Packer takes us through the career of his grandfather, a liberal Democrat from Birmingham, Alabama.  As a representative in Congress, Huddleston fought hard for the rights of every individual to own a piece of land and run his affairs without interference from the federal government, often losing the battle.  He felt those rights belonged to all races, but he quickly learned to keep the thoughts quiet in Klan-conscious Birmingham.  When it came to the New Deal in the 1930s, Huddleston was against it because he felt it was too much government interference.  But starving people can't feed themselves with ideals, and they voted Huddleston out of office.  He never ran again.

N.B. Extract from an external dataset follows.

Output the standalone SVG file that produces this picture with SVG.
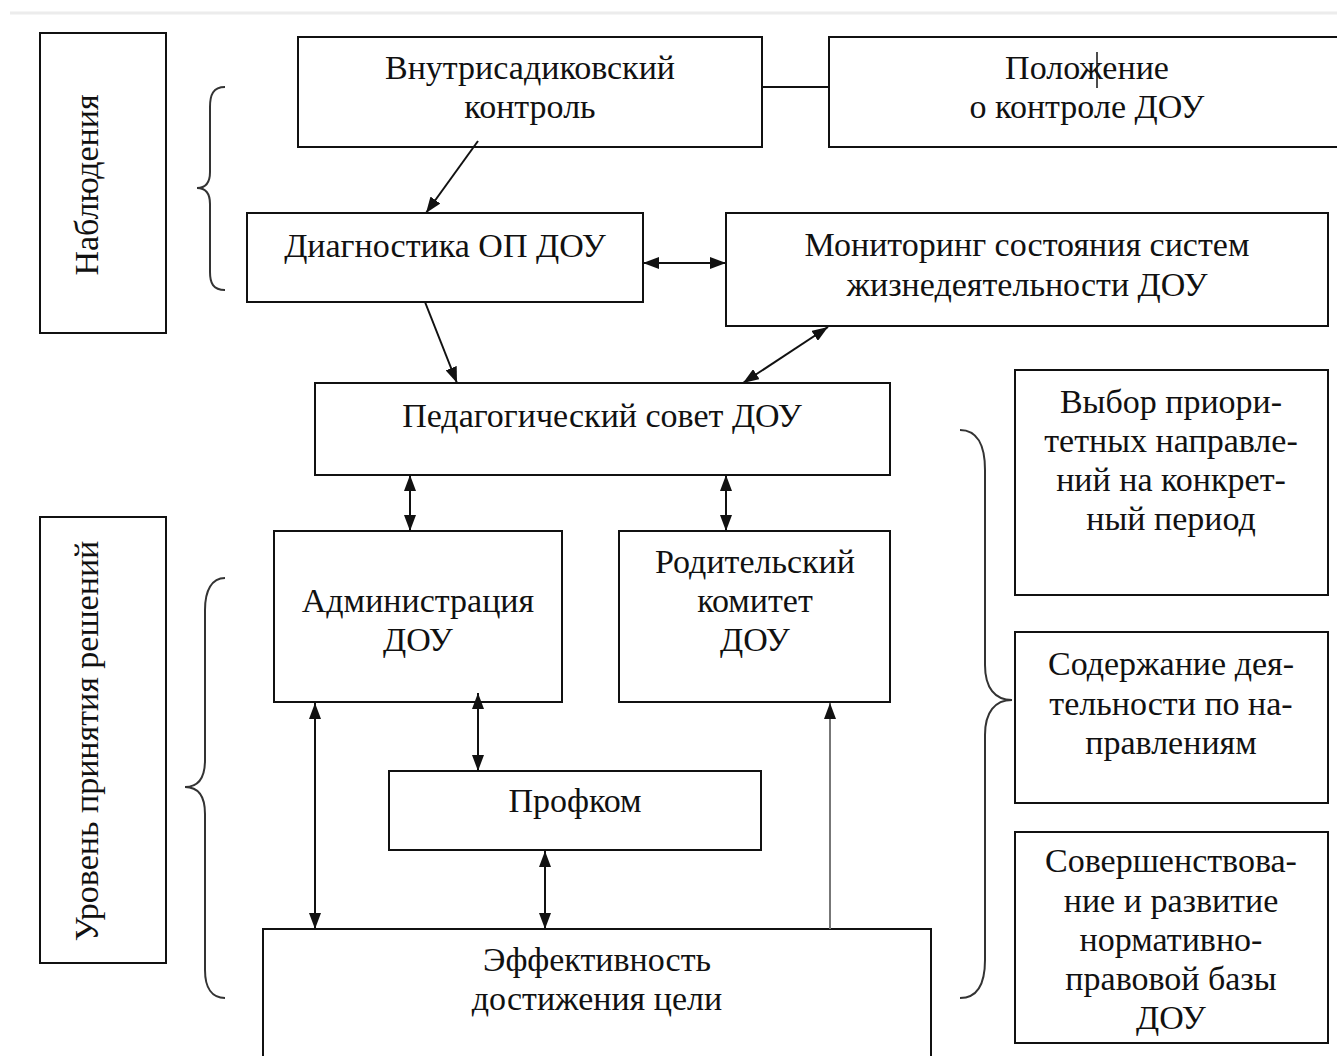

The second part of the book takes us through the life of his father.  Herbert Packer was born to Jewish parents, about whom he never spoke or wrote.  Packer knows nothing about his paternal grandparents except what they looked like in the few pictures he has.  He has little information about his father's childhood.

Herbert Packer was an intellectual.  He believed that the mind should solve all mankind's problems if they were just analyzed properly.  He felt that the real power was in the mind, and the mind should be unfettered and allowed to study and analyze every bit of information to get at the truth.  He earned a law degree from Yale, and finally took a teaching position at Stanford University in California, across the country from his New York home.  He went to liberal Stanford during the turbulent 1960s, the most stressful time to be a college professor.

Blood of the Liberals is an interesting look at liberalism and its ups and downs.  It is also a sensitive look at a family of liberals, and how the wins and losses affected family life.  Even though I don't like politics in general, I found this book to be very interesting and enlightening.